Roberto Schneider
Roberto Schneider
En “Coriolano. Hay un mundo en cualquier parte”, el espectáculo presentado por Tejido Abierto Teatro en la Sala Marechal del Teatro Municipal, el espectador puede advertir cualidades que no suelen prodigarse: es un texto muy bien escrito y la puesta en escena del mismo tiene calidades indiscutibles. Los dramaturgos Jorge Eines y Octavio Bassó demuestran que poseen el don de la palabra precisa y de los diálogos verosímiles. Adaptar el original de William Shakespeare no es tarea sencilla y en poco más de una hora todo cobra vuelo. Lo que dicen los personajes resulta congruente con una totalidad en la que la figura de Coriolano se erige en lo más alto para después caer. Como lo hace. De acuerdo con su perfil y con lo que piden las situaciones a las que se enfrenta. Por este motivo el espectáculo se ve con la fluidez también dolor que se deriva de circunstancias expuestas con absoluta solvencia. La obra posee un elemento de intriga manejado con suficiente habilidad para que el interés del relato no deje de aumentar. En el final no se frustran las expectativas creadas en torno de una trama argumental que se revela certera y angustiante. Y con una contemporaneidad aplastante, que no deja respiro en un país de morondanga como el nuestro.
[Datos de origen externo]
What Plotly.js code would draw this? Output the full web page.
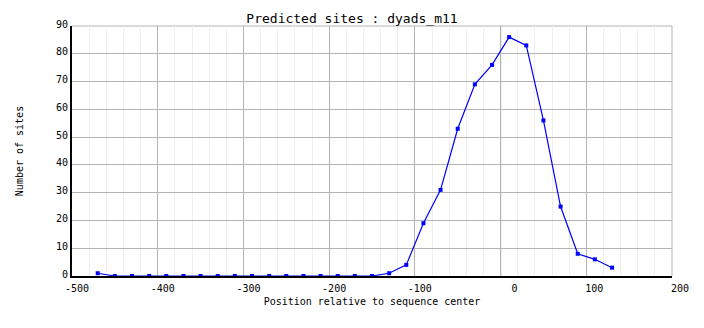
<!DOCTYPE html>
<html>
<head>
<meta charset="utf-8">
<script src="https://cdn.plot.ly/plotly-3.0.1.min.js"></script>
<style>html,body{margin:0;padding:0;background:#fff;}#chart{width:704px;height:328px;}</style>
</head>
<body>
<div id="chart"></div>
<script>
const positions = [-470,-450,-430,-410,-390,-370,-350,-330,-310,-290,-270,-250,-230,-210,-190,-170,-150,-130,-110,-90,-70,-50,-30,-10,10,30,50,70,90,110,130];
const sites     = [1,0,0,0,0,0,0,0,0,0,0,0,0,0,0,0,0,1,4,19,31,53,69,76,86,83,56,25,8,6,3];
const xTickVals = [-500,-400,-300,-200,-100,0,100,200];
const xTickText = ["-500","-400","-300","-200","-100","0","100","200"];
const yTickVals = [0,10,20,30,40,50,60,70,80,90];
const refLineX = 0;

const NB = "\u00A0";
const pad = s => NB.repeat(Math.max(0, 4 - s.length)) + s;
const FONT = "DejaVu Sans Mono";

const trace = {
  x: positions, y: sites, type: "scatter", mode: "lines+markers",
  line: {color: "#0000ff", width: 1.2},
  marker: {color: "#0000ff", symbol: "square", size: 4},
  hoverinfo: "skip"
};

const layout = {
  width: 704, height: 328,
  margin: {l: 72, r: 32, t: 26, b: 52},
  paper_bgcolor: "#fff", plot_bgcolor: "#fff",
  showlegend: false,
  font: {family: FONT, size: 10, color: "#000"},
  title: {text: "Predicted sites : dyads_m11", x: 0.5, xref: "container", xanchor: "center",
          y: 0.945, yref: "container", yanchor: "middle",
          font: {family: FONT, size: 13, color: "#000"}},
  xaxis: {
    range: [-500, 200], tickmode: "array", tickvals: xTickVals, ticktext: xTickText.map(pad),
    ticklabelshift: 5, ticklabelstandoff: 2, ticks: "", showgrid: true, gridcolor: "#b4b4b4", gridwidth: 1,
    minor: {dtick: 20, showgrid: true, gridcolor: "#eeeeee", gridwidth: 1},
    zeroline: false, showline: true, linecolor: "#000", linewidth: 2,
    tickfont: {family: FONT, size: 10, color: "#000"},
    title: {text: "Position relative to sequence center", standoff: 5,
            font: {family: FONT, size: 10, color: "#000"}}
  },
  yaxis: {
    range: [0, 90], tickmode: "array", tickvals: yTickVals, ticks: "",
    ticklabelshift: -2,
    showgrid: true, gridcolor: "#b4b4b4", gridwidth: 1,
    zeroline: false, showline: true, linecolor: "#000", linewidth: 2,
    tickfont: {family: FONT, size: 10, color: "#000"},
    title: {text: "Number of sites", standoff: 30,
            font: {family: FONT, size: 10, color: "#000"}}
  },
  shapes: [
    {type: "line", xref: "x", yref: "paper", x0: refLineX, x1: refLineX, y0: 0, y1: 1,
     line: {color: "#000", width: 1}, layer: "below"},
    {type: "line", xref: "paper", yref: "paper", x0: 0, x1: 1, y0: 1, y1: 1,
     line: {color: "#b4b4b4", width: 1}, layer: "below"},
    {type: "line", xref: "paper", yref: "paper", x0: 1, x1: 1, y0: 0, y1: 1,
     line: {color: "#b4b4b4", width: 1}, layer: "below"}
  ]
};

Plotly.newPlot("chart", [trace], layout, {staticPlot: true, displayModeBar: false});
</script>
</body>
</html>
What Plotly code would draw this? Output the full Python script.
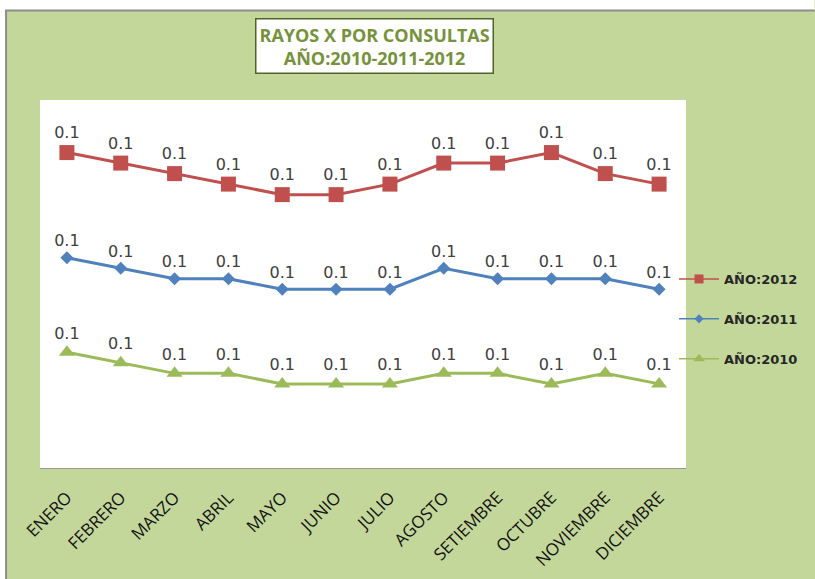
import plotly.graph_objects as go

months = ["ENERO", "FEBRERO", "MARZO", "ABRIL", "MAYO", "JUNIO", "JULIO",
          "AGOSTO", "SETIEMBRE", "OCTUBRE", "NOVIEMBRE", "DICIEMBRE"]
y2012 = [0.148, 0.146, 0.144, 0.142, 0.140, 0.140, 0.142, 0.146, 0.146, 0.148, 0.144, 0.142]
y2011 = [0.128, 0.126, 0.124, 0.124, 0.122, 0.122, 0.122, 0.126, 0.124, 0.124, 0.124, 0.122]
y2010 = [0.110, 0.108, 0.106, 0.106, 0.104, 0.104, 0.104, 0.106, 0.106, 0.104, 0.106, 0.104]

W, H = 815, 579
ML, MR, MT, MB = 40, 127, 100, 111
PW, PH = W - ML - MR, H - MT - MB

def px(x):
    return (x - ML) / PW

def py(y):
    return (H - MB - y) / PH

series = [
    ("AÑO:2012", y2012, "#c0504d", "square", 15, 9),
    ("AÑO:2011", y2011, "#4f81bd", "diamond", 10, 7),
    ("AÑO:2010", y2010, "#9bbb59", "triangle-up", 14, 10),
]

fig = go.Figure()
for i, (name, ys, col, sym, sz, lsz) in enumerate(series):
    fig.add_trace(go.Scatter(
        x=months, y=ys, name=name, mode="lines+markers+text",
        line=dict(color=col, width=3),
        marker=dict(symbol=sym, size=sz, color=col),
        texttemplate="%{y:.1f}", textposition="top center",
        textfont=dict(family="DejaVu Sans", size=16, color="#404040"),
        showlegend=False,
    ))
    # legend entry (thinner line / smaller marker, as in the original legend)
    fig.add_trace(go.Scatter(
        x=[None], y=[None], name=name, mode="lines+markers",
        line=dict(color=col, width=1.5),
        marker=dict(symbol=sym, size=lsz, color=col),
        legendgroup=str(i), showlegend=True,
    ))

green = "#c4d79b"
fig.update_layout(
    width=W, height=H,
    margin=dict(l=ML, r=MR, t=MT, b=MB),
    paper_bgcolor=green, plot_bgcolor="white",
    showlegend=True,
    legend=dict(x=px(676), y=py(264), xanchor="left", yanchor="top",
                bgcolor="rgba(0,0,0,0)", tracegroupgap=20,
                font=dict(family="DejaVu Sans", size=13, color="#262626", weight="bold"),
                itemwidth=40),
    xaxis=dict(showgrid=False, showline=True, linecolor="#9a9a9a", linewidth=1,
               ticks="", tickangle=-45, range=[-0.5, 11.5], ticklabelstandoff=12,
               automargin=False,
               tickfont=dict(family="Open Sans", size=17, color="#111111")),
    yaxis=dict(range=[0.088, 0.158], visible=False, showgrid=False, automargin=False),
    shapes=[
        dict(type="rect", xref="paper", yref="paper", x0=px(-2), x1=px(W + 2), y0=py(10), y1=py(-2),
             fillcolor="white", line=dict(width=0), layer="above"),
        dict(type="rect", xref="paper", yref="paper", x0=px(-2), x1=px(5), y0=py(H + 2), y1=py(-2),
             fillcolor="white", line=dict(width=0), layer="above"),
        dict(type="line", xref="paper", yref="paper", x0=px(5), x1=px(W + 2), y0=py(10.5), y1=py(10.5),
             line=dict(color="#8c8c8c", width=2), layer="above"),
        dict(type="line", xref="paper", yref="paper", x0=px(6), x1=px(6), y0=py(10), y1=py(H + 2),
             line=dict(color="#8c8c8c", width=2), layer="above"),
    ],
    annotations=[
        dict(text="<b>RAYOS X POR CONSULTAS<br>AÑO:2010-2011-2012</b>",
             xref="paper", yref="paper", x=px(376), y=py(46),
             xanchor="center", yanchor="middle", showarrow=False,
             font=dict(family="Open Sans", size=18, color="#76923c"),
             bgcolor="white", bordercolor="#4f6228", borderwidth=1.5, borderpad=3,
             align="center"),
    ],
)

fig.write_html("out.html", config={"displayModeBar": False},
               post_script=("document.body.style.margin='0';document.body.style.overflow='hidden';"
                            "document.documentElement.style.overflow='hidden';"
                            "document.body.style.background='" + green + "';"))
La historia de Coriolano alimenta la estructura del texto. Los dramaturgos exploran los núcleos germinales de su itinerario. El original está situado en la época de luchas sociales que desembocaron en la creación de los tribunos de la plebe en el siglo V antes de Cristo y así las luchas intestinas de Roma adquieren protagonismo inusitado. Nuestro protagonista es una máquina de hacer la guerra que recuerda a Macbeth. Hay ausencia de soliloquios puestos en su boca; ni falta que hace. La opinión que tiene de sí mismo y de la clase de los patricios a los que pertenece contrasta con las opiniones del pueblo y de los tribunos de la plebe. Shakespeare conocía de manera brillante la complejidad de la existencia humana, para establecer en sus obras una separación rígida entre la vida privada y pública de sus personajes. Aquí, Coriolano, definido por su papel de guerrero, mantiene una relación esencial con su madre. “¿Está bien así mamá?”, reiterará a lo largo de su historia.
La propuesta tiene mucho de espectacularidad, y en el plano ideológico aparece con contundencia la posición de los dramaturgos debido a que arman un soporte perfecto en su estructura, surgida del interés del personaje protagónico, atravesado por su tiempo histórico. Que es también, como destacamos antes, dolorosa y amargamente el nuestro. Esta versión, que respeta la poesía magnífica del bardo inglés, demuestra que es posible escribir un relato en el mismo momento en el que las cosas están ocurriendo. Para después, en el final sobrecogedor, apasionante, con pústulas en los cuerpos, vislumbrar tiempos aciagos de nuestra contemporaneidad.
La dirección de Jorge Eines, indiscutible maestro de actores, tiene la necesaria fuerza para que lo que se dice resuene en nuestros oídos y en nuestra memoria. Se apoya en el trabajo de Octavio Bassó, quien otorga a su Coriolano de los necesarios matices. Es un arquetipo perfecto del hombre unidimensional. Está hecho y vive para la guerra, y fuera del ambiente bélico sus actitudes no pasan de ser las de un adolescente. Es un personaje de una sola pieza, cuyo arrojo físico no ofrece fisuras. Párrafo aparte para Camilo Céspedes, quien ofrece el mejor trabajo de su carrera, al dibujar con excelencias varias cada uno de los roles asignados en la adaptación. Es un placer escuchar a un actor con registro vocal adecuado, haciéndose oír de espaldas con una indisimulable entrega. Céspedes disfruta de los roles asignados y hace disfrutar a los espectadores. Juega con Coriolano por momentos hasta lo coachea y ese juego permite que el espectáculo se aprecie en su totalidad.
Se advierte asimismo el exquisito trabajo de Nidia Casís en la asistencia de dirección. El inicio del montaje, con Coriolano rasgando con los dedos una chapa que será después caja de resonancia, preanuncia el cuidado de los aspectos estéticos. En tal sentido cobra carácter protagónico el vestuario de Lucía De Frutos, rico en texturas, colores y realización; la escenografía y la iluminación precisas de De Frutos y Diego Julián López y la aparición de objetos con los que los actores establecen una adecuada relación.
El espectáculo tiene lucidez para plasmar la idea de transformar la miserabilidad cotidiana con fuerza dramática y mucha poesía. La tragedia juega a las escondidas con los protagonistas de esta historia reflejada en espejos no precisamente deformantes. Duele. Mucho. Como nuestro futuro, tan utópico y trágico.